Work instructions: Repeat all of the material below exactly as written, images excluded.

Data in this exercise:
========
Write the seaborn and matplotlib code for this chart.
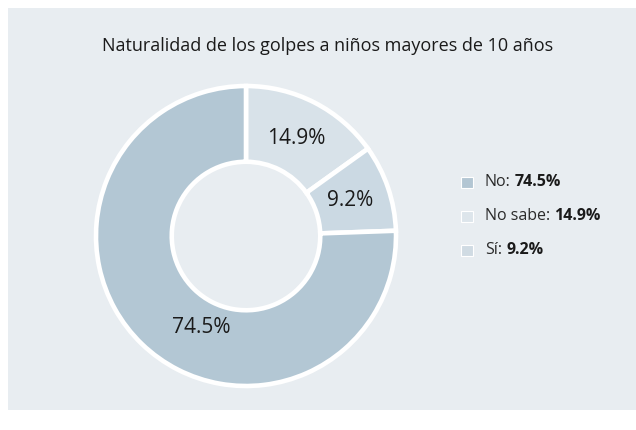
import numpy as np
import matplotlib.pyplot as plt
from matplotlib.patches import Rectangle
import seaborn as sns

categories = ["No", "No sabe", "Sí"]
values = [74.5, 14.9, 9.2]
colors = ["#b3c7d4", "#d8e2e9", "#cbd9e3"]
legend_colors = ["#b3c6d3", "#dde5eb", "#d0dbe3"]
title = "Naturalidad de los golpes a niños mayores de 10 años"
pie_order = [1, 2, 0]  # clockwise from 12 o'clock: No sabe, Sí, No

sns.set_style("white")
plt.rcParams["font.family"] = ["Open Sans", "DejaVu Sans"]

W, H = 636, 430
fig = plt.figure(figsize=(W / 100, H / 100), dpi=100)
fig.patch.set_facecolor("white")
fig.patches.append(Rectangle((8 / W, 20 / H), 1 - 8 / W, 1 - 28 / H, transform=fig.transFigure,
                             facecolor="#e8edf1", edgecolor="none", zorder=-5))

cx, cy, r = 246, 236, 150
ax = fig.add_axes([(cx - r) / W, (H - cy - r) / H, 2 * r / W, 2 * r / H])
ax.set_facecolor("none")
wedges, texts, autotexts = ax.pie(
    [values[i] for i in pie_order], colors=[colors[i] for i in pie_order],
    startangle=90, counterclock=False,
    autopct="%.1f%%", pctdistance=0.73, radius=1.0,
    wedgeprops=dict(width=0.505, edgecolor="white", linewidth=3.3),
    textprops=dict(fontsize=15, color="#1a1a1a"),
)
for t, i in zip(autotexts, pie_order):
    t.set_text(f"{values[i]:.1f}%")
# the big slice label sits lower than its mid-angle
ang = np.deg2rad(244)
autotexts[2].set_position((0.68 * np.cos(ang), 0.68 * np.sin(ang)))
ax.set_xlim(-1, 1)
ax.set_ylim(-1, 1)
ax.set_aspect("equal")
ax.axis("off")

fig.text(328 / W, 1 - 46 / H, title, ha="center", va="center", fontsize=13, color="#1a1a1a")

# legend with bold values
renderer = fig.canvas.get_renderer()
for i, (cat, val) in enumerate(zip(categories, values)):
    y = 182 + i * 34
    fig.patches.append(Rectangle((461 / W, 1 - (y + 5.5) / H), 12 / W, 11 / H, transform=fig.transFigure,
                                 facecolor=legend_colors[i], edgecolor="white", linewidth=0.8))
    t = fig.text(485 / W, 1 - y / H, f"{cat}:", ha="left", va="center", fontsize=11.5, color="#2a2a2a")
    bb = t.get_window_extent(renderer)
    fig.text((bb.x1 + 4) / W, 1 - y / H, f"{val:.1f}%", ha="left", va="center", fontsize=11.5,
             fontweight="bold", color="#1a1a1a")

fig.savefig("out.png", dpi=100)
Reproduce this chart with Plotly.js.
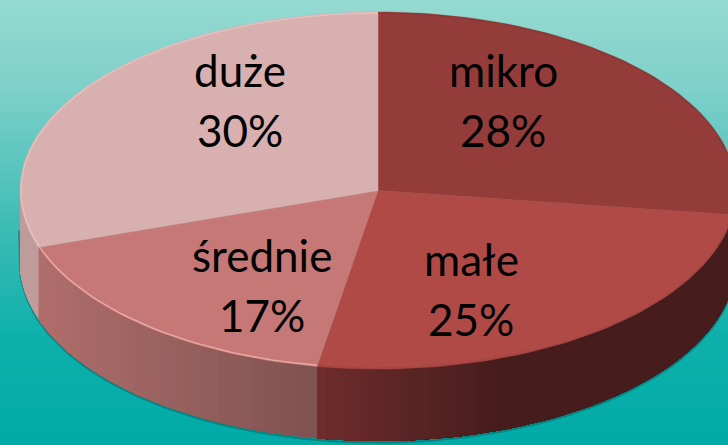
========
Exercise response:
Write the seaborn and matplotlib code for this chart.
import numpy as np
import matplotlib.pyplot as plt
from matplotlib.patches import Rectangle
import seaborn as sns

categories = ["No", "No sabe", "Sí"]
values = [74.5, 14.9, 9.2]
colors = ["#b3c7d4", "#d8e2e9", "#cbd9e3"]
legend_colors = ["#b3c6d3", "#dde5eb", "#d0dbe3"]
title = "Naturalidad de los golpes a niños mayores de 10 años"
pie_order = [1, 2, 0]  # clockwise from 12 o'clock: No sabe, Sí, No

sns.set_style("white")
plt.rcParams["font.family"] = ["Open Sans", "DejaVu Sans"]

W, H = 636, 430
fig = plt.figure(figsize=(W / 100, H / 100), dpi=100)
fig.patch.set_facecolor("white")
fig.patches.append(Rectangle((8 / W, 20 / H), 1 - 8 / W, 1 - 28 / H, transform=fig.transFigure,
                             facecolor="#e8edf1", edgecolor="none", zorder=-5))

cx, cy, r = 246, 236, 150
ax = fig.add_axes([(cx - r) / W, (H - cy - r) / H, 2 * r / W, 2 * r / H])
ax.set_facecolor("none")
wedges, texts, autotexts = ax.pie(
    [values[i] for i in pie_order], colors=[colors[i] for i in pie_order],
    startangle=90, counterclock=False,
    autopct="%.1f%%", pctdistance=0.73, radius=1.0,
    wedgeprops=dict(width=0.505, edgecolor="white", linewidth=3.3),
    textprops=dict(fontsize=15, color="#1a1a1a"),
)
for t, i in zip(autotexts, pie_order):
    t.set_text(f"{values[i]:.1f}%")
# the big slice label sits lower than its mid-angle
ang = np.deg2rad(244)
autotexts[2].set_position((0.68 * np.cos(ang), 0.68 * np.sin(ang)))
ax.set_xlim(-1, 1)
ax.set_ylim(-1, 1)
ax.set_aspect("equal")
ax.axis("off")

fig.text(328 / W, 1 - 46 / H, title, ha="center", va="center", fontsize=13, color="#1a1a1a")

# legend with bold values
renderer = fig.canvas.get_renderer()
for i, (cat, val) in enumerate(zip(categories, values)):
    y = 182 + i * 34
    fig.patches.append(Rectangle((461 / W, 1 - (y + 5.5) / H), 12 / W, 11 / H, transform=fig.transFigure,
                                 facecolor=legend_colors[i], edgecolor="white", linewidth=0.8))
    t = fig.text(485 / W, 1 - y / H, f"{cat}:", ha="left", va="center", fontsize=11.5, color="#2a2a2a")
    bb = t.get_window_extent(renderer)
    fig.text((bb.x1 + 4) / W, 1 - y / H, f"{val:.1f}%", ha="left", va="center", fontsize=11.5,
             fontweight="bold", color="#1a1a1a")

fig.savefig("out.png", dpi=100)
Reproduce this chart with Plotly.js.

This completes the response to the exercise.